__PROBLEM REQUIREMENTS__. The records should be repeated word for word, pictures excluded.

__SUPPLIED INFORMATION__.
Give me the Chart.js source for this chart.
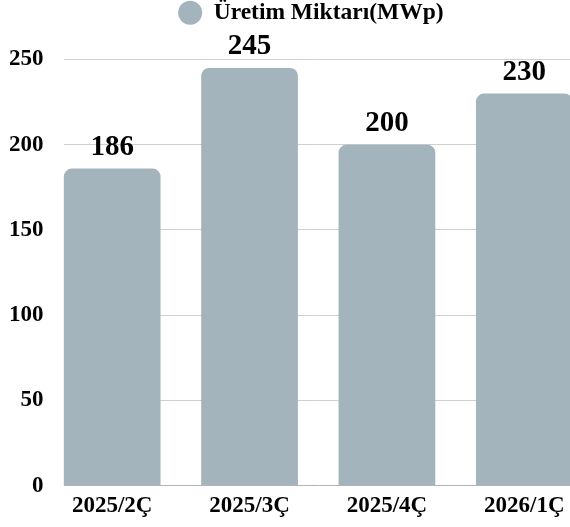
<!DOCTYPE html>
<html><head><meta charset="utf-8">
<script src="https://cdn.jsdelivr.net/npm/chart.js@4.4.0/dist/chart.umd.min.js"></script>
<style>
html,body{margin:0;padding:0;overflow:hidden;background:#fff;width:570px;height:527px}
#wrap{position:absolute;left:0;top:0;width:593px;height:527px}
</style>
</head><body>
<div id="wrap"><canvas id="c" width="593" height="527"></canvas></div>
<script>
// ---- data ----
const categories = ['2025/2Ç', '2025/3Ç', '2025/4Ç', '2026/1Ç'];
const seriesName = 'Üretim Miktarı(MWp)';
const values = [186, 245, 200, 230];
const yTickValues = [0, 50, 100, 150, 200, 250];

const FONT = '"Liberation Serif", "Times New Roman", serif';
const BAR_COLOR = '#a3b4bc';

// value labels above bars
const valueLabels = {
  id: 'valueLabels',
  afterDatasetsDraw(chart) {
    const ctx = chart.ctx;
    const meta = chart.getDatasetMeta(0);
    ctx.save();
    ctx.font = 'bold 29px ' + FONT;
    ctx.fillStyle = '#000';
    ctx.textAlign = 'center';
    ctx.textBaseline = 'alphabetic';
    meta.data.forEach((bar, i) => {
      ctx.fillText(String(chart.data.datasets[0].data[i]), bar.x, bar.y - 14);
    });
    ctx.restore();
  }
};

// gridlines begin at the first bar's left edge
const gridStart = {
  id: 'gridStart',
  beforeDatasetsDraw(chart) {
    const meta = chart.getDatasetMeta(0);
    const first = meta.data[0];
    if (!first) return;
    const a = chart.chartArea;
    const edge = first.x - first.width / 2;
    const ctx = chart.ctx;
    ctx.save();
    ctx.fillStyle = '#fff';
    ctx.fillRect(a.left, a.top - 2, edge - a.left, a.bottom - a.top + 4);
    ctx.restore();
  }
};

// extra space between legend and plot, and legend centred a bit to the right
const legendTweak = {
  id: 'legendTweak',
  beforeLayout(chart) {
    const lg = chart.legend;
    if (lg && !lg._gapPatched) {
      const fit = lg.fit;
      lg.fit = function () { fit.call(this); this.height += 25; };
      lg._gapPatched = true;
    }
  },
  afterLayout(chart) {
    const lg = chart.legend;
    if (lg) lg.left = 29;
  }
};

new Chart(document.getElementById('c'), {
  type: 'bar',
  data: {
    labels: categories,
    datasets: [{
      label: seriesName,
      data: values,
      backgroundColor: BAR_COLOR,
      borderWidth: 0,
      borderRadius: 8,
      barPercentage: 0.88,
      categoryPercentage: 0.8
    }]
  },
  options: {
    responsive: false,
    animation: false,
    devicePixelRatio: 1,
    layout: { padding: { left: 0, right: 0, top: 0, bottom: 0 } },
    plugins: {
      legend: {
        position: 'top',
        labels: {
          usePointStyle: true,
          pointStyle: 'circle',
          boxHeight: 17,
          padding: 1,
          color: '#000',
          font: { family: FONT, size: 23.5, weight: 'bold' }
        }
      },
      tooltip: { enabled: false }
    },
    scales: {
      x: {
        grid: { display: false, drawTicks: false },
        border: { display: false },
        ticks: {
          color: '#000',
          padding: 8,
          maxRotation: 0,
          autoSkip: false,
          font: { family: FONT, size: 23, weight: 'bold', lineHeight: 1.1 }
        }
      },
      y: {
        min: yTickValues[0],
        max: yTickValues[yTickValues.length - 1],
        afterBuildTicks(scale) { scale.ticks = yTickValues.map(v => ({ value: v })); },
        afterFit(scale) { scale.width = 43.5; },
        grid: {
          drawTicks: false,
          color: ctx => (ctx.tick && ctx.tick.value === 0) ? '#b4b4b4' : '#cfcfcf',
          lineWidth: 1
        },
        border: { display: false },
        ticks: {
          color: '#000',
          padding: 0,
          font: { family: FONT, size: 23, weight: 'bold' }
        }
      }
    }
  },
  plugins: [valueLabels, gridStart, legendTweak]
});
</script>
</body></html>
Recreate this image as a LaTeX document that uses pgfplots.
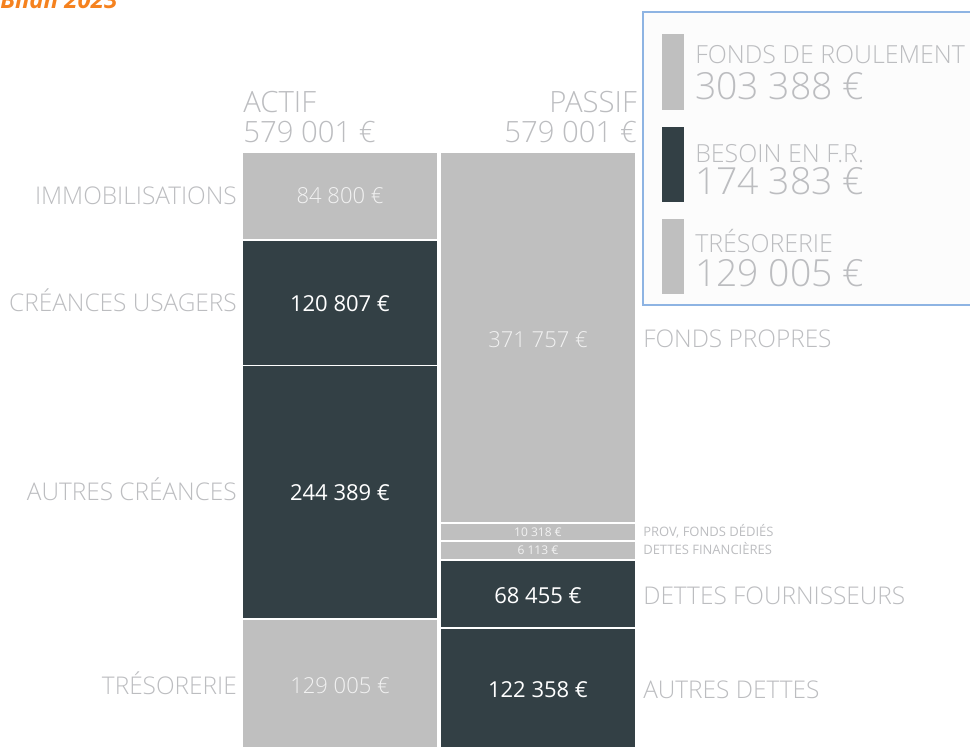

__CORRECT OUTPUT__.
Give me the Chart.js source for this chart.
<!DOCTYPE html>
<html><head><meta charset="utf-8">
<script src="https://cdn.jsdelivr.net/npm/chart.js@4.4.0/dist/chart.umd.min.js"></script>
<style>
html,body{margin:0;padding:0;overflow:hidden;background:#fff;width:570px;height:527px}
#wrap{position:absolute;left:0;top:0;width:593px;height:527px}
</style>
</head><body>
<div id="wrap"><canvas id="c" width="593" height="527"></canvas></div>
<script>
// ---- data ----
const categories = ['2025/2Ç', '2025/3Ç', '2025/4Ç', '2026/1Ç'];
const seriesName = 'Üretim Miktarı(MWp)';
const values = [186, 245, 200, 230];
const yTickValues = [0, 50, 100, 150, 200, 250];

const FONT = '"Liberation Serif", "Times New Roman", serif';
const BAR_COLOR = '#a3b4bc';

// value labels above bars
const valueLabels = {
  id: 'valueLabels',
  afterDatasetsDraw(chart) {
    const ctx = chart.ctx;
    const meta = chart.getDatasetMeta(0);
    ctx.save();
    ctx.font = 'bold 29px ' + FONT;
    ctx.fillStyle = '#000';
    ctx.textAlign = 'center';
    ctx.textBaseline = 'alphabetic';
    meta.data.forEach((bar, i) => {
      ctx.fillText(String(chart.data.datasets[0].data[i]), bar.x, bar.y - 14);
    });
    ctx.restore();
  }
};

// gridlines begin at the first bar's left edge
const gridStart = {
  id: 'gridStart',
  beforeDatasetsDraw(chart) {
    const meta = chart.getDatasetMeta(0);
    const first = meta.data[0];
    if (!first) return;
    const a = chart.chartArea;
    const edge = first.x - first.width / 2;
    const ctx = chart.ctx;
    ctx.save();
    ctx.fillStyle = '#fff';
    ctx.fillRect(a.left, a.top - 2, edge - a.left, a.bottom - a.top + 4);
    ctx.restore();
  }
};

// extra space between legend and plot, and legend centred a bit to the right
const legendTweak = {
  id: 'legendTweak',
  beforeLayout(chart) {
    const lg = chart.legend;
    if (lg && !lg._gapPatched) {
      const fit = lg.fit;
      lg.fit = function () { fit.call(this); this.height += 25; };
      lg._gapPatched = true;
    }
  },
  afterLayout(chart) {
    const lg = chart.legend;
    if (lg) lg.left = 29;
  }
};

new Chart(document.getElementById('c'), {
  type: 'bar',
  data: {
    labels: categories,
    datasets: [{
      label: seriesName,
      data: values,
      backgroundColor: BAR_COLOR,
      borderWidth: 0,
      borderRadius: 8,
      barPercentage: 0.88,
      categoryPercentage: 0.8
    }]
  },
  options: {
    responsive: false,
    animation: false,
    devicePixelRatio: 1,
    layout: { padding: { left: 0, right: 0, top: 0, bottom: 0 } },
    plugins: {
      legend: {
        position: 'top',
        labels: {
          usePointStyle: true,
          pointStyle: 'circle',
          boxHeight: 17,
          padding: 1,
          color: '#000',
          font: { family: FONT, size: 23.5, weight: 'bold' }
        }
      },
      tooltip: { enabled: false }
    },
    scales: {
      x: {
        grid: { display: false, drawTicks: false },
        border: { display: false },
        ticks: {
          color: '#000',
          padding: 8,
          maxRotation: 0,
          autoSkip: false,
          font: { family: FONT, size: 23, weight: 'bold', lineHeight: 1.1 }
        }
      },
      y: {
        min: yTickValues[0],
        max: yTickValues[yTickValues.length - 1],
        afterBuildTicks(scale) { scale.ticks = yTickValues.map(v => ({ value: v })); },
        afterFit(scale) { scale.width = 43.5; },
        grid: {
          drawTicks: false,
          color: ctx => (ctx.tick && ctx.tick.value === 0) ? '#b4b4b4' : '#cfcfcf',
          lineWidth: 1
        },
        border: { display: false },
        ticks: {
          color: '#000',
          padding: 0,
          font: { family: FONT, size: 23, weight: 'bold' }
        }
      }
    }
  },
  plugins: [valueLabels, gridStart, legendTweak]
});
</script>
</body></html>
Recreate this image as a LaTeX document that uses pgfplots.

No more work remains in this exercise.